Di era digital ini, sangat kecil kemungkinan pelaku bisnis tidak mengumpulkan atau memegang informasi mengenai identitas pribadi milik pelanggan, partner bisnis, siswa, atau pasien. Setidaknya sebuah perusahaan atau badan pasti memiliki informasi mengenai karyawannya. Informasi mengenai identitias pribadi meliputi: NIK (Nomor Induk Kependudukan), nama, alamat, tempat dan tanggal lahir, nomor rekening, email, dan password (bila terdaftar pada sistem internal).
Jika informasi pribadi jatuh ke pihak yang tidak bertanggung jawab, maka data pribadi tersebut menjadi risiko terhadap terjadinya pencurian identitas atau mungkin tindak kejahatan lainnya seperti penipuan, impersonasi, pemerasan dan sebagainya. Meski tidak semua informasi pribadi yang terbuka dapat mengakibatkan pencurian identitas, namun informasi yang terbuka dapat menimbulkan dampak yang cukup besar.
Badan Siber dan Sandi Negara (BSSN) mengungkap terdapat empat (4) cara bagaimana kebocoran data dapat terjadi. Di antaranya sebagai berikut:
1. Pencurian atau Hilangnya Perangkat Penyimpanan
Kebocoran data dapat disebabkan pencurian atau hilangnya peralatan fisik yang digunakan untuk menyimpan data, seperti hard disk, memory card, laptop, handphone, dan sebagainya.
2. Akses Ilegal Terhadap Sistem atau Informasi
Kebocoran data dapat terjadi ketika adanya akses terhadap sistem melalui cara yang melanggar hukum, seperti peretasan, virus, worms, ataupun trojan. Ketika dengan cara ini pelaku dapat memasuki sistem, ia dapat mencuri data, menginfeksi dengan mengubah atau menghapus data, ataupun merusak sistem agar data tidak dapat diakses.
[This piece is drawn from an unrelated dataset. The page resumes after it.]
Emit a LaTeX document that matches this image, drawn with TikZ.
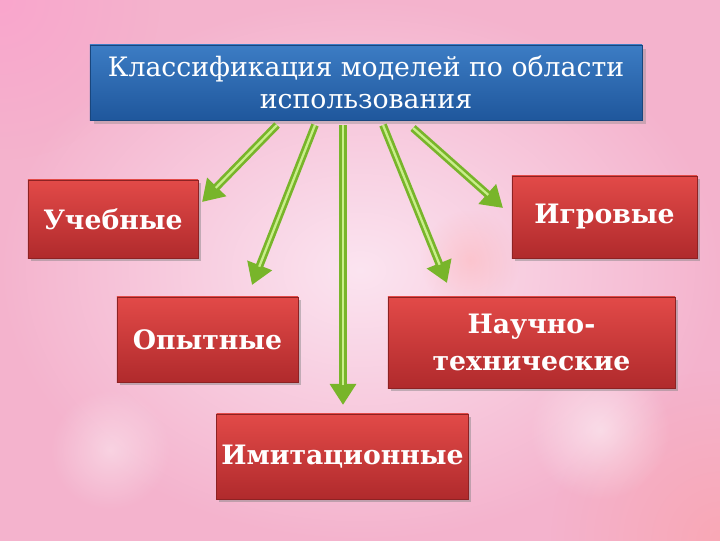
\documentclass[tikz,border=0pt]{standalone}
\usepackage{fontspec}
\setmainfont{DejaVu Serif}
\usetikzlibrary{arrows.meta,shadows,fadings}
\definecolor{bgpink}{HTML}{F4B3CD}
\definecolor{bglight}{HTML}{FBE4F0}
\definecolor{titletop}{HTML}{3C7CC4}
\definecolor{titlebot}{HTML}{1F579C}
\definecolor{boxtop}{HTML}{E24A48}
\definecolor{boxbot}{HTML}{B02A2C}
\definecolor{arrowdark}{HTML}{78B52A}
\definecolor{arrowlight}{HTML}{C9EE8A}
\tikzfading[name=softblob, inner color=transparent!0, outer color=transparent!100]
\tikzset{
  titlebox/.style={rectangle, top color=titletop, bottom color=titlebot,
    draw=titlebot!80!black, line width=0.4pt, text=white, align=center,
    font=\fontsize{19}{23}\selectfont, drop shadow={opacity=0.35}},
  redbox/.style={rectangle, top color=boxtop, bottom color=boxbot,
    draw=boxbot!80!black, line width=0.4pt, text=white, align=center,
    font=\bfseries\fontsize{19}{26}\selectfont,
    drop shadow={shadow xshift=2pt, shadow yshift=-2pt, opacity=0.45}},
  greenarrow/.style={draw=arrowdark, line width=5.5pt,
    -{Triangle[length=15pt, width=18pt]},
    postaction={draw=arrowlight, line width=1.6pt, -, shorten >=14pt}}
}
\begin{document}
\begin{tikzpicture}[x=0.025cm, y=-0.025cm]
\useasboundingbox (0,0) rectangle (720,540);
% background
\begin{scope}
\clip (0,0) rectangle (720,540);
\fill[inner color=bglight, outer color=bgpink] (0,0) rectangle (720,540);
\fill[pink!80!magenta, path fading=softblob, opacity=0.5] (0,0) circle (160);
\fill[pink!80!red, path fading=softblob, opacity=0.45] (720,540) circle (170);
\fill[pink!90!red, path fading=softblob, opacity=0.4] (470,260) circle (50);
\fill[white, path fading=softblob, opacity=0.5] (600,430) circle (70);
\fill[white, path fading=softblob, opacity=0.4] (110,450) circle (60);
\end{scope}

% boxes
\node[titlebox, minimum width=13.8cm, minimum height=1.875cm] (title) at (366,82.5)
  {Классификация моделей по области\\использования};
\node[redbox, minimum width=4.25cm, minimum height=1.95cm] (ucheb) at (113,219) {Учебные};
\node[redbox, minimum width=4.625cm, minimum height=2.05cm] (igrov) at (604.5,217) {Игровые};
\node[redbox, minimum width=4.525cm, minimum height=2.125cm] (opyt) at (207.5,339.5) {Опытные};
\node[redbox, minimum width=7.175cm, minimum height=2.275cm] (nauch) at (531.5,342.5) {Научно-\\технические};
\node[redbox, minimum width=6.175cm, minimum height=2.125cm] (imit) at (342.5,456.5) {Имитационные};

% arrows
\coordinate (a1) at (277,125);
\coordinate (b1) at (202,202);
\coordinate (a2) at (315,125);
\coordinate (b2) at (252,285);
\coordinate (a3) at (343,125);
\coordinate (b3) at (343,405);
\coordinate (a4) at (383,125);
\coordinate (b4) at (447,283);
\coordinate (a5) at (413,128);
\coordinate (b5) at (503,208);
\foreach \s/\e in {a1/b1,a2/b2,a3/b3,a4/b4,a5/b5}
  \draw[greenarrow] (\s) -- (\e);
\end{tikzpicture}
\end{document}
3. Keterlibatan Orang Dalam
Kebocoran data dapat disebabkan oleh karyawan sebuah institusi itu sendiri, mantan karyawan, atau oleh karyawan yang berhasil dikelabui dengan social engineering sehingga tanpa sadar ia memberikan data ataupun akses terhadap data.
4. Kelalaian
Kebocoran data dapat disebabkan karena tidak memadainya sistem keamanan yang dimiliki. Hal ini termasuk juga tidak diterapkannya sistem atau protokol pengamanan dasar untuk pencegahan terjadinya kebocoran data.